■ **What you will do**:
Can you copy out the data exactly? Leave the images out.

■ **Source data**:
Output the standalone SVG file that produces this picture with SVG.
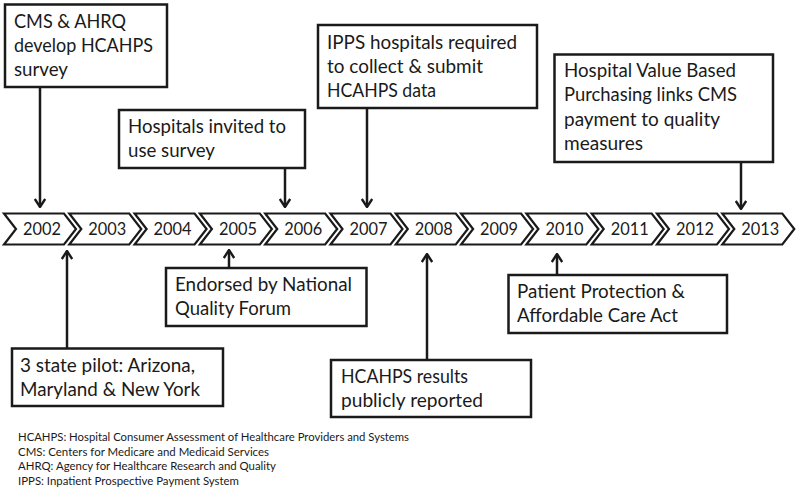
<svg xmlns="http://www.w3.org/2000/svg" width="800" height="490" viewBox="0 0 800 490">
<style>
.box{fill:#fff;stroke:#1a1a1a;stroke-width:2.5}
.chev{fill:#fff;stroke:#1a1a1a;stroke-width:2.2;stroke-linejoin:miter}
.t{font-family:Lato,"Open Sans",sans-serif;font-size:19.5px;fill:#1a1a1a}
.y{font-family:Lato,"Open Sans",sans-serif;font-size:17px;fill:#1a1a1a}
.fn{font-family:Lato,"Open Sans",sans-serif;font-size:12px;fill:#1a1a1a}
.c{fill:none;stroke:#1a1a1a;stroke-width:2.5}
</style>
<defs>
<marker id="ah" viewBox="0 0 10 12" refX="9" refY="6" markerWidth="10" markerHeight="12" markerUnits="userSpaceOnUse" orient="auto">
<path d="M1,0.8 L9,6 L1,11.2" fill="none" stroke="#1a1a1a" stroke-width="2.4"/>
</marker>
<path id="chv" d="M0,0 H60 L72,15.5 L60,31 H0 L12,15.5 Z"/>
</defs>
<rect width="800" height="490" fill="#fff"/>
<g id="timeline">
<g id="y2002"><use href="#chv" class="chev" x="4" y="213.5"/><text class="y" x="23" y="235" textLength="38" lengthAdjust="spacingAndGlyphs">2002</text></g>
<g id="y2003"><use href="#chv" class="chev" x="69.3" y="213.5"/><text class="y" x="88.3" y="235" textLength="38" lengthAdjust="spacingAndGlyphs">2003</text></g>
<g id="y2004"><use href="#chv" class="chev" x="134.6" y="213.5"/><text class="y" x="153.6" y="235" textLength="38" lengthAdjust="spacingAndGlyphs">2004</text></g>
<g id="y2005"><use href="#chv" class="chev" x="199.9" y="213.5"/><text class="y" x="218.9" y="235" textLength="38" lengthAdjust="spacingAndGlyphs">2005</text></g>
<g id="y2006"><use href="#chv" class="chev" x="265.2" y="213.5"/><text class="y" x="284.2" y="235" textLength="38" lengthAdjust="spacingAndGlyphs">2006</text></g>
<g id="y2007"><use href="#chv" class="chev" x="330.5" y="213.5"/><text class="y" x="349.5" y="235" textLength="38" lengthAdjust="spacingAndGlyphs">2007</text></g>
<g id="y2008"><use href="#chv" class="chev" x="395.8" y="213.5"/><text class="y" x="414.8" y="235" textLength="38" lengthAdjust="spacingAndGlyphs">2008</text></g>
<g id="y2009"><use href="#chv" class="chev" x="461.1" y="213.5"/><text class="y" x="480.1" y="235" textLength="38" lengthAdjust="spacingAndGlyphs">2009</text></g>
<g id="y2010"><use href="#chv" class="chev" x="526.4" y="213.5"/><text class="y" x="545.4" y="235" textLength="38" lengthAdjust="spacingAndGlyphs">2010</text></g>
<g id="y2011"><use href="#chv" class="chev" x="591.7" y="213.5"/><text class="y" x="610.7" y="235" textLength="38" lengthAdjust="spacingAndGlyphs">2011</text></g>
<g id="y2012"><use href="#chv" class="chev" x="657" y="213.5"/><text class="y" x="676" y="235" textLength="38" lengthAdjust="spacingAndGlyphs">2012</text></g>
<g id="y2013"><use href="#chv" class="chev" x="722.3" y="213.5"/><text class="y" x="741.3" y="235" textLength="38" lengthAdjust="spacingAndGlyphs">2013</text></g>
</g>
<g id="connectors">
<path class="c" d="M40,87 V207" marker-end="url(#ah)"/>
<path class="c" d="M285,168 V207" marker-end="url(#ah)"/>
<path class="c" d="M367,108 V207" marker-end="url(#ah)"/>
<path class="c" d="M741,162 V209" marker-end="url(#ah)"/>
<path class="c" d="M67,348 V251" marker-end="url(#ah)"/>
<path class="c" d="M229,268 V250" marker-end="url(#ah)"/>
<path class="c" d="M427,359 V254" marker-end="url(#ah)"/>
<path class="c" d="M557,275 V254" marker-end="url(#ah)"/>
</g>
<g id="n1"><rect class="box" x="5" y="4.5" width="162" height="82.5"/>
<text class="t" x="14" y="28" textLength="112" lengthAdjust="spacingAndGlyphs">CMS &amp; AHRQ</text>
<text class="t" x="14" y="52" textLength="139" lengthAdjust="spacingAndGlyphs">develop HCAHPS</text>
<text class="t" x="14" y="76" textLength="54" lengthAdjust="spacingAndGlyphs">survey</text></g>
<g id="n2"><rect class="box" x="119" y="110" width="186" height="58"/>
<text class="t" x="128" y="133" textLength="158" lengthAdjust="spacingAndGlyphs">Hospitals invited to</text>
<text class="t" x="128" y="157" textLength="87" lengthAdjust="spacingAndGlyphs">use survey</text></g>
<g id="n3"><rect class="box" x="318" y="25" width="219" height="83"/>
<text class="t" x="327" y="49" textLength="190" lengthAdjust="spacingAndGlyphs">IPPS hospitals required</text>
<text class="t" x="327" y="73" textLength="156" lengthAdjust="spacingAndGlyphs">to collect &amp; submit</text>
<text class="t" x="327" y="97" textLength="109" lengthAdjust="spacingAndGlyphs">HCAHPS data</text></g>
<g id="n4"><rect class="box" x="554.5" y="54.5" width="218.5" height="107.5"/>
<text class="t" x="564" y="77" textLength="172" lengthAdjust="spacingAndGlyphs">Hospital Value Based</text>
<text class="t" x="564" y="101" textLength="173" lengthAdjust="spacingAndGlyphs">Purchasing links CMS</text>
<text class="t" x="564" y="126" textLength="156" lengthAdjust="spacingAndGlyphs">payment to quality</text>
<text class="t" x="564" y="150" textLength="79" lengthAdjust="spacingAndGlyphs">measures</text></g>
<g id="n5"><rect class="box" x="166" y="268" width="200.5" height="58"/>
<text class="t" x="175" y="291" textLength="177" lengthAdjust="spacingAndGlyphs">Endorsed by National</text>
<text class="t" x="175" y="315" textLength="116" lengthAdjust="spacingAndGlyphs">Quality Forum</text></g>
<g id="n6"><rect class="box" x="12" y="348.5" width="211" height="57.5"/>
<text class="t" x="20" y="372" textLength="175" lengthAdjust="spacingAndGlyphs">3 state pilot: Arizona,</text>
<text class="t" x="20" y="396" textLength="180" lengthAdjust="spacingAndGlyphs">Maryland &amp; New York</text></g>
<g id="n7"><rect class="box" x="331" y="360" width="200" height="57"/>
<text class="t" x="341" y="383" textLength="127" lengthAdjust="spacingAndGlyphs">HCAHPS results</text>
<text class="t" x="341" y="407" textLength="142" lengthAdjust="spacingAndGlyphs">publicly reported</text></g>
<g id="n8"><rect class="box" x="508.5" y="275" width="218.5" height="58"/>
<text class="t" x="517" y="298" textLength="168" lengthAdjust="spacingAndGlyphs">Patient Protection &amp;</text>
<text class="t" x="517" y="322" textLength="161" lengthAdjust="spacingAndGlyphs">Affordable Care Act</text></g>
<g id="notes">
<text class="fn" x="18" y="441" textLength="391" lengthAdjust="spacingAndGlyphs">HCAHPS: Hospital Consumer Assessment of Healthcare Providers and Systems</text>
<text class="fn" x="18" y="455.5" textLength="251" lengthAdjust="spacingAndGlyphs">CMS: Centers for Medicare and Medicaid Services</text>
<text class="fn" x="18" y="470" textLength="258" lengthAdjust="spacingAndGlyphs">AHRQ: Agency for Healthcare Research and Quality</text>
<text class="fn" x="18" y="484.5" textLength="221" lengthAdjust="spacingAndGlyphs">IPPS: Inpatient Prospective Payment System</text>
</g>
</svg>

■ **Result of the task**:
Output the standalone SVG file that produces this picture with SVG.
<svg xmlns="http://www.w3.org/2000/svg" width="800" height="490" viewBox="0 0 800 490">
<style>
.box{fill:#fff;stroke:#1a1a1a;stroke-width:2.5}
.chev{fill:#fff;stroke:#1a1a1a;stroke-width:2.2;stroke-linejoin:miter}
.t{font-family:Lato,"Open Sans",sans-serif;font-size:19.5px;fill:#1a1a1a}
.y{font-family:Lato,"Open Sans",sans-serif;font-size:17px;fill:#1a1a1a}
.fn{font-family:Lato,"Open Sans",sans-serif;font-size:12px;fill:#1a1a1a}
.c{fill:none;stroke:#1a1a1a;stroke-width:2.5}
</style>
<defs>
<marker id="ah" viewBox="0 0 10 12" refX="9" refY="6" markerWidth="10" markerHeight="12" markerUnits="userSpaceOnUse" orient="auto">
<path d="M1,0.8 L9,6 L1,11.2" fill="none" stroke="#1a1a1a" stroke-width="2.4"/>
</marker>
<path id="chv" d="M0,0 H60 L72,15.5 L60,31 H0 L12,15.5 Z"/>
</defs>
<rect width="800" height="490" fill="#fff"/>
<g id="timeline">
<g id="y2002"><use href="#chv" class="chev" x="4" y="213.5"/><text class="y" x="23" y="235" textLength="38" lengthAdjust="spacingAndGlyphs">2002</text></g>
<g id="y2003"><use href="#chv" class="chev" x="69.3" y="213.5"/><text class="y" x="88.3" y="235" textLength="38" lengthAdjust="spacingAndGlyphs">2003</text></g>
<g id="y2004"><use href="#chv" class="chev" x="134.6" y="213.5"/><text class="y" x="153.6" y="235" textLength="38" lengthAdjust="spacingAndGlyphs">2004</text></g>
<g id="y2005"><use href="#chv" class="chev" x="199.9" y="213.5"/><text class="y" x="218.9" y="235" textLength="38" lengthAdjust="spacingAndGlyphs">2005</text></g>
<g id="y2006"><use href="#chv" class="chev" x="265.2" y="213.5"/><text class="y" x="284.2" y="235" textLength="38" lengthAdjust="spacingAndGlyphs">2006</text></g>
<g id="y2007"><use href="#chv" class="chev" x="330.5" y="213.5"/><text class="y" x="349.5" y="235" textLength="38" lengthAdjust="spacingAndGlyphs">2007</text></g>
<g id="y2008"><use href="#chv" class="chev" x="395.8" y="213.5"/><text class="y" x="414.8" y="235" textLength="38" lengthAdjust="spacingAndGlyphs">2008</text></g>
<g id="y2009"><use href="#chv" class="chev" x="461.1" y="213.5"/><text class="y" x="480.1" y="235" textLength="38" lengthAdjust="spacingAndGlyphs">2009</text></g>
<g id="y2010"><use href="#chv" class="chev" x="526.4" y="213.5"/><text class="y" x="545.4" y="235" textLength="38" lengthAdjust="spacingAndGlyphs">2010</text></g>
<g id="y2011"><use href="#chv" class="chev" x="591.7" y="213.5"/><text class="y" x="610.7" y="235" textLength="38" lengthAdjust="spacingAndGlyphs">2011</text></g>
<g id="y2012"><use href="#chv" class="chev" x="657" y="213.5"/><text class="y" x="676" y="235" textLength="38" lengthAdjust="spacingAndGlyphs">2012</text></g>
<g id="y2013"><use href="#chv" class="chev" x="722.3" y="213.5"/><text class="y" x="741.3" y="235" textLength="38" lengthAdjust="spacingAndGlyphs">2013</text></g>
</g>
<g id="connectors">
<path class="c" d="M40,87 V207" marker-end="url(#ah)"/>
<path class="c" d="M285,168 V207" marker-end="url(#ah)"/>
<path class="c" d="M367,108 V207" marker-end="url(#ah)"/>
<path class="c" d="M741,162 V209" marker-end="url(#ah)"/>
<path class="c" d="M67,348 V251" marker-end="url(#ah)"/>
<path class="c" d="M229,268 V250" marker-end="url(#ah)"/>
<path class="c" d="M427,359 V254" marker-end="url(#ah)"/>
<path class="c" d="M557,275 V254" marker-end="url(#ah)"/>
</g>
<g id="n1"><rect class="box" x="5" y="4.5" width="162" height="82.5"/>
<text class="t" x="14" y="28" textLength="112" lengthAdjust="spacingAndGlyphs">CMS &amp; AHRQ</text>
<text class="t" x="14" y="52" textLength="139" lengthAdjust="spacingAndGlyphs">develop HCAHPS</text>
<text class="t" x="14" y="76" textLength="54" lengthAdjust="spacingAndGlyphs">survey</text></g>
<g id="n2"><rect class="box" x="119" y="110" width="186" height="58"/>
<text class="t" x="128" y="133" textLength="158" lengthAdjust="spacingAndGlyphs">Hospitals invited to</text>
<text class="t" x="128" y="157" textLength="87" lengthAdjust="spacingAndGlyphs">use survey</text></g>
<g id="n3"><rect class="box" x="318" y="25" width="219" height="83"/>
<text class="t" x="327" y="49" textLength="190" lengthAdjust="spacingAndGlyphs">IPPS hospitals required</text>
<text class="t" x="327" y="73" textLength="156" lengthAdjust="spacingAndGlyphs">to collect &amp; submit</text>
<text class="t" x="327" y="97" textLength="109" lengthAdjust="spacingAndGlyphs">HCAHPS data</text></g>
<g id="n4"><rect class="box" x="554.5" y="54.5" width="218.5" height="107.5"/>
<text class="t" x="564" y="77" textLength="172" lengthAdjust="spacingAndGlyphs">Hospital Value Based</text>
<text class="t" x="564" y="101" textLength="173" lengthAdjust="spacingAndGlyphs">Purchasing links CMS</text>
<text class="t" x="564" y="126" textLength="156" lengthAdjust="spacingAndGlyphs">payment to quality</text>
<text class="t" x="564" y="150" textLength="79" lengthAdjust="spacingAndGlyphs">measures</text></g>
<g id="n5"><rect class="box" x="166" y="268" width="200.5" height="58"/>
<text class="t" x="175" y="291" textLength="177" lengthAdjust="spacingAndGlyphs">Endorsed by National</text>
<text class="t" x="175" y="315" textLength="116" lengthAdjust="spacingAndGlyphs">Quality Forum</text></g>
<g id="n6"><rect class="box" x="12" y="348.5" width="211" height="57.5"/>
<text class="t" x="20" y="372" textLength="175" lengthAdjust="spacingAndGlyphs">3 state pilot: Arizona,</text>
<text class="t" x="20" y="396" textLength="180" lengthAdjust="spacingAndGlyphs">Maryland &amp; New York</text></g>
<g id="n7"><rect class="box" x="331" y="360" width="200" height="57"/>
<text class="t" x="341" y="383" textLength="127" lengthAdjust="spacingAndGlyphs">HCAHPS results</text>
<text class="t" x="341" y="407" textLength="142" lengthAdjust="spacingAndGlyphs">publicly reported</text></g>
<g id="n8"><rect class="box" x="508.5" y="275" width="218.5" height="58"/>
<text class="t" x="517" y="298" textLength="168" lengthAdjust="spacingAndGlyphs">Patient Protection &amp;</text>
<text class="t" x="517" y="322" textLength="161" lengthAdjust="spacingAndGlyphs">Affordable Care Act</text></g>
<g id="notes">
<text class="fn" x="18" y="441" textLength="391" lengthAdjust="spacingAndGlyphs">HCAHPS: Hospital Consumer Assessment of Healthcare Providers and Systems</text>
<text class="fn" x="18" y="455.5" textLength="251" lengthAdjust="spacingAndGlyphs">CMS: Centers for Medicare and Medicaid Services</text>
<text class="fn" x="18" y="470" textLength="258" lengthAdjust="spacingAndGlyphs">AHRQ: Agency for Healthcare Research and Quality</text>
<text class="fn" x="18" y="484.5" textLength="221" lengthAdjust="spacingAndGlyphs">IPPS: Inpatient Prospective Payment System</text>
</g>
</svg>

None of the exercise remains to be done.